Le déclenchement de la guerre Iran-Irak en septembre 1980 provoque un regain de tension dans la région. Alors que la Jordanie soutient l'Irak, la Syrie est en faveur de l'Iran. La Jordanie et la Syrie massent dès septembre des troupes à leur frontière. Dans ce contexte tendu, la question du Royaume arabe uni (union de la Cisjordanie et de la Transjordanie) revient à l'ordre du jour en 1982. Mais les innombrables négociations n'aboutissent pas. En 1989, sur le plan intérieur, les conditions économiques (dette, inflation, chômage) sont catastrophiques et le mécontentement populaire s'accroît. Afin de calmer le jeu, le roi fait des concessions politiques. Il remet en vigueur la Constitution et des élections législatives sont organisées.

Les années 90 et la guerre du Golfe

Dans ce contexte économique et social difficile, l'Irak envahit le Koweït: en 1991, la guerre du Golfe est déclenchée. Dans la continuité de sa position lors de la guerre Iran-Irak, le roi Hussein soutient l'Irak. Il accueille également les réfugiés (environ 660'000 personnes) en provenance d'Irak et du Koweït, ainsi que la population émigrée en provenance des Etats du Golfe, notamment palestinienne, yéménite et beaucoup d'expatriés jordaniens de retour au pays, tous accusés de soutenir l'Irak. La Jordanie est aussi dans la continuité de son rôle de terre d'accueil se tenant en dehors des conflits. L'Arabie Saoudite, alliée du Koweït, prend des sanctions économiques contre la Jordanie, par la fermeture de son marché aux produits jordaniens. Sur le plan intérieur, les décisions du roi sont en revanche bien perçues par la population palestinienne de Jordanie et par la communauté palestinienne dans son ensemble.

Traité de paix avec Israël et réformes des années 2000

Une fois la guerre terminée, le roi entend se rapprocher des puissances occidentales et des Etats du Golfe. Sur le plan intérieur, le roi entreprend en avril 1990 la poursuite de la démocratisation de son pays. Des négociations sont menées entre la Jordanie et Israël, afin de normaliser les relations. En 1994, Hussein et le Premier ministre Rabin mettent à fin à l'état de guerre entre les deux Etats en signant un traité de paix signé qui contient d'autres éléments géostratégiques notamment une clause de partage des eaux du Jourdain. En 1999, le roi Hussein meurt. C'est son fils Abdallah II qui lui succède. Comme sous le règne de son père, le régime est autoritaire, la police très présente et la société reste conservatrice. Il change en revanche de politique économique en ouvrant la Jordanie au libéralisme et en établissant de solides relations avec l'Occident.
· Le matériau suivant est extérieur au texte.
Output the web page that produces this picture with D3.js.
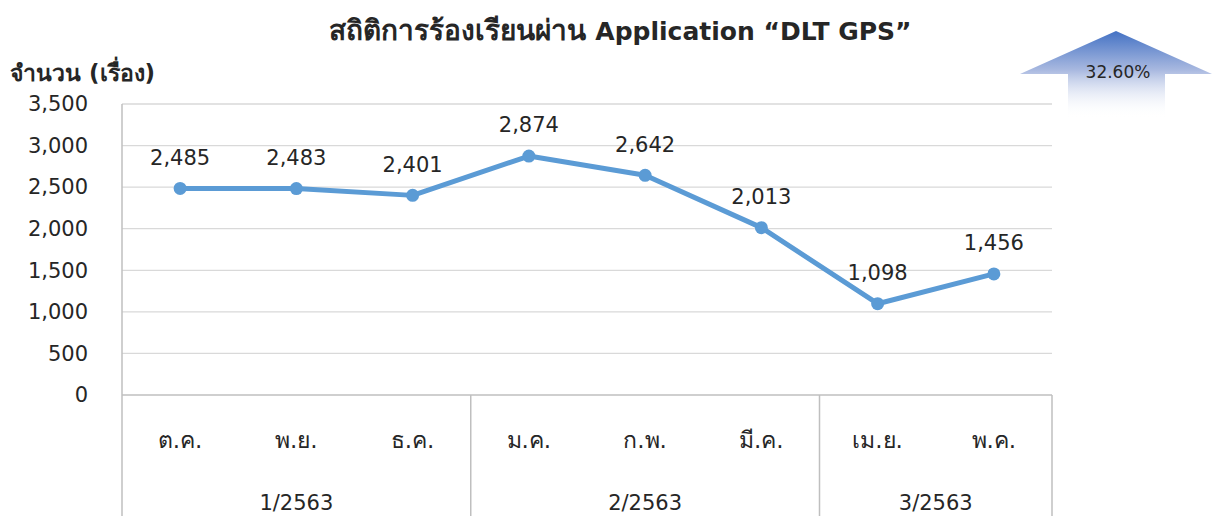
<!DOCTYPE html>
<html>
<head>
<meta charset="utf-8">
<script src="https://cdn.jsdelivr.net/npm/d3@7"></script>
<style>
  body { margin: 0; background: #fff; }
  svg text { font-family: Tahoma, "DejaVu Sans", "Noto Sans", sans-serif; fill: #262626; }
</style>
</head>
<body>
<div id="chart"></div>
<script>
// data
const months = ["ต.ค.", "พ.ย.", "ธ.ค.", "ม.ค.", "ก.พ.", "มี.ค.", "เม.ย.", "พ.ค."];
const quarters = ["1/2563", "2/2563", "3/2563"];
const quarterSize = [3, 3, 2];
const complaints = [2485, 2483, 2401, 2874, 2642, 2013, 1098, 1456];
const yTicks = [0, 500, 1000, 1500, 2000, 2500, 3000, 3500];
const change = "32.60%";

const W = 1213, H = 516;
const plotL = 122, plotR = 1052, plotT = 104, plotB = 395;

const svg = d3.select("#chart").append("svg")
  .attr("width", W).attr("height", H);

const x = d3.scaleBand().domain(d3.range(months.length)).range([plotL, plotR]);
const y = d3.scaleLinear().domain([0, 3500]).range([plotB, plotT]);
const fmt = d3.format(",");

// gridlines
svg.append("g").selectAll("line").data(yTicks.slice(1)).join("line")
  .attr("x1", plotL).attr("x2", plotR)
  .attr("y1", d => y(d)).attr("y2", d => y(d))
  .attr("stroke", "#d9d9d9").attr("stroke-width", 1.3);

// y tick labels
svg.append("g").selectAll("text").data(yTicks).join("text")
  .attr("x", 88).attr("y", d => y(d)).attr("dy", "0.35em")
  .attr("text-anchor", "end").attr("font-size", 21)
  .text(d => fmt(d));

// category axis lines
const axisCol = "#bfbfbf";
svg.append("line").attr("x1", plotL).attr("x2", plotL).attr("y1", plotT).attr("y2", H)
  .attr("stroke", axisCol).attr("stroke-width", 1.5);
svg.append("line").attr("x1", plotL).attr("x2", plotR).attr("y1", plotB).attr("y2", plotB)
  .attr("stroke", axisCol).attr("stroke-width", 1.5);

let acc = 0;
const qPos = quarters.map((q, i) => {
  const start = acc; acc += quarterSize[i];
  return { q, start, end: acc };
});
svg.append("g").selectAll("line").data(qPos).join("line")
  .attr("x1", d => x(d.end - 1) + x.bandwidth()).attr("x2", d => x(d.end - 1) + x.bandwidth())
  .attr("y1", plotB).attr("y2", H)
  .attr("stroke", axisCol).attr("stroke-width", 1.5);

svg.append("g").selectAll("text").data(months).join("text")
  .attr("x", (d, i) => x(i) + x.bandwidth() / 2).attr("y", 440).attr("dy", "0.35em")
  .attr("text-anchor", "middle").attr("font-size", 23)
  .text(d => d);

svg.append("g").selectAll("text").data(qPos).join("text")
  .attr("x", d => (x(d.start) + x(d.end - 1) + x.bandwidth()) / 2).attr("y", 503).attr("dy", "0.35em")
  .attr("text-anchor", "middle").attr("font-size", 21)
  .text(d => d.q);

// line
const line = d3.line().x((d, i) => x(i) + x.bandwidth() / 2).y(d => y(d));
svg.append("path").datum(complaints)
  .attr("d", line).attr("fill", "none")
  .attr("stroke", "#5b9bd5").attr("stroke-width", 5).attr("stroke-linejoin", "round");

svg.append("g").selectAll("circle").data(complaints).join("circle")
  .attr("cx", (d, i) => x(i) + x.bandwidth() / 2).attr("cy", d => y(d)).attr("r", 6.5)
  .attr("fill", "#5b9bd5");

svg.append("g").selectAll("text").data(complaints).join("text")
  .attr("x", (d, i) => x(i) + x.bandwidth() / 2).attr("y", d => y(d) - 31).attr("dy", "0.35em")
  .attr("text-anchor", "middle").attr("font-size", 21)
  .text(d => fmt(d));

// titles
const title = svg.append("text").attr("x", 620).attr("y", 31).attr("dy", "0.35em")
  .attr("text-anchor", "middle").attr("font-weight", "bold").attr("font-size", 25);
title.append("tspan").attr("font-size", 28).text("สถิติการร้องเรียนผ่าน ");
title.append("tspan").text("Application “DLT GPS”");

svg.append("text").attr("x", 10).attr("y", 73).attr("dy", "0.35em")
  .attr("font-size", 23).attr("font-weight", "bold")
  .text("จำนวน (เรื่อง)");

// arrow
const defs = svg.append("defs");
const grad = defs.append("linearGradient").attr("id", "arrowGrad")
  .attr("x1", 0).attr("y1", 0).attr("x2", 0).attr("y2", 1);
grad.append("stop").attr("offset", "0%").attr("stop-color", "#4472c4");
grad.append("stop").attr("offset", "45%").attr("stop-color", "#a9b9e0");
grad.append("stop").attr("offset", "100%").attr("stop-color", "#ffffff").attr("stop-opacity", 0);

svg.append("path")
  .attr("d", "M1116,31 L1212,74 L1165,74 L1165,118 L1068,118 L1068,74 L1020,74 Z")
  .attr("fill", "url(#arrowGrad)");
svg.append("text").attr("x", 1118).attr("y", 72).attr("dy", "0.35em")
  .attr("text-anchor", "middle").attr("font-size", 17)
  .text(change);
</script>
</body>
</html>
Signature du traité de paix entre la Jordanie et Israël. Le Roi Hussein et le Premier ministre israélien Yitzhak Rabin se serrent la main à Washington. [eurojewcong.org]

Attentats, guerres voisines et réfugiés

En 2005, le roi lance un processus de réorganisation et de décentralisation du royaume. En août, le pays est frappé par des actes terroristes visant des navires de guerre US au bord de la mer Rouge. Trois attentats, au mois de novembre, contre trois grands hôtels d'Amman font de nombreuses victimes et traumatisent la Jordanie. Malgré les conflits dans les pays voisins, le roi fait tout pour maintenir la stabilité. La Jordanie sert de base arrière aux Occidentaux pour les opérations militaires en Irak ou en Syrie. En matière de politique intérieure, Abdallah II a dû lancer de nombreuses réformes pour démocratiser le gouvernement et éradiquer la corruption. La Jordanie n'est de loin pas une démocratie parfaite et suite au Printemps arabe, plusieurs manifestations ont eu lieu pour demander la fin de la monarchie. Sur le plan économique, la Jordanie fait face à de grandes difficultés, notamment dues à son manque de ressources naturelles, à l'afflux de réfugiés et à une démultiplication des instances gouvernementales. L'aide financière internationale ne suffira pas longtemps, le Royaume doit encore effectuer de profondes réformes à tous les niveaux, son défi pour les années à venir.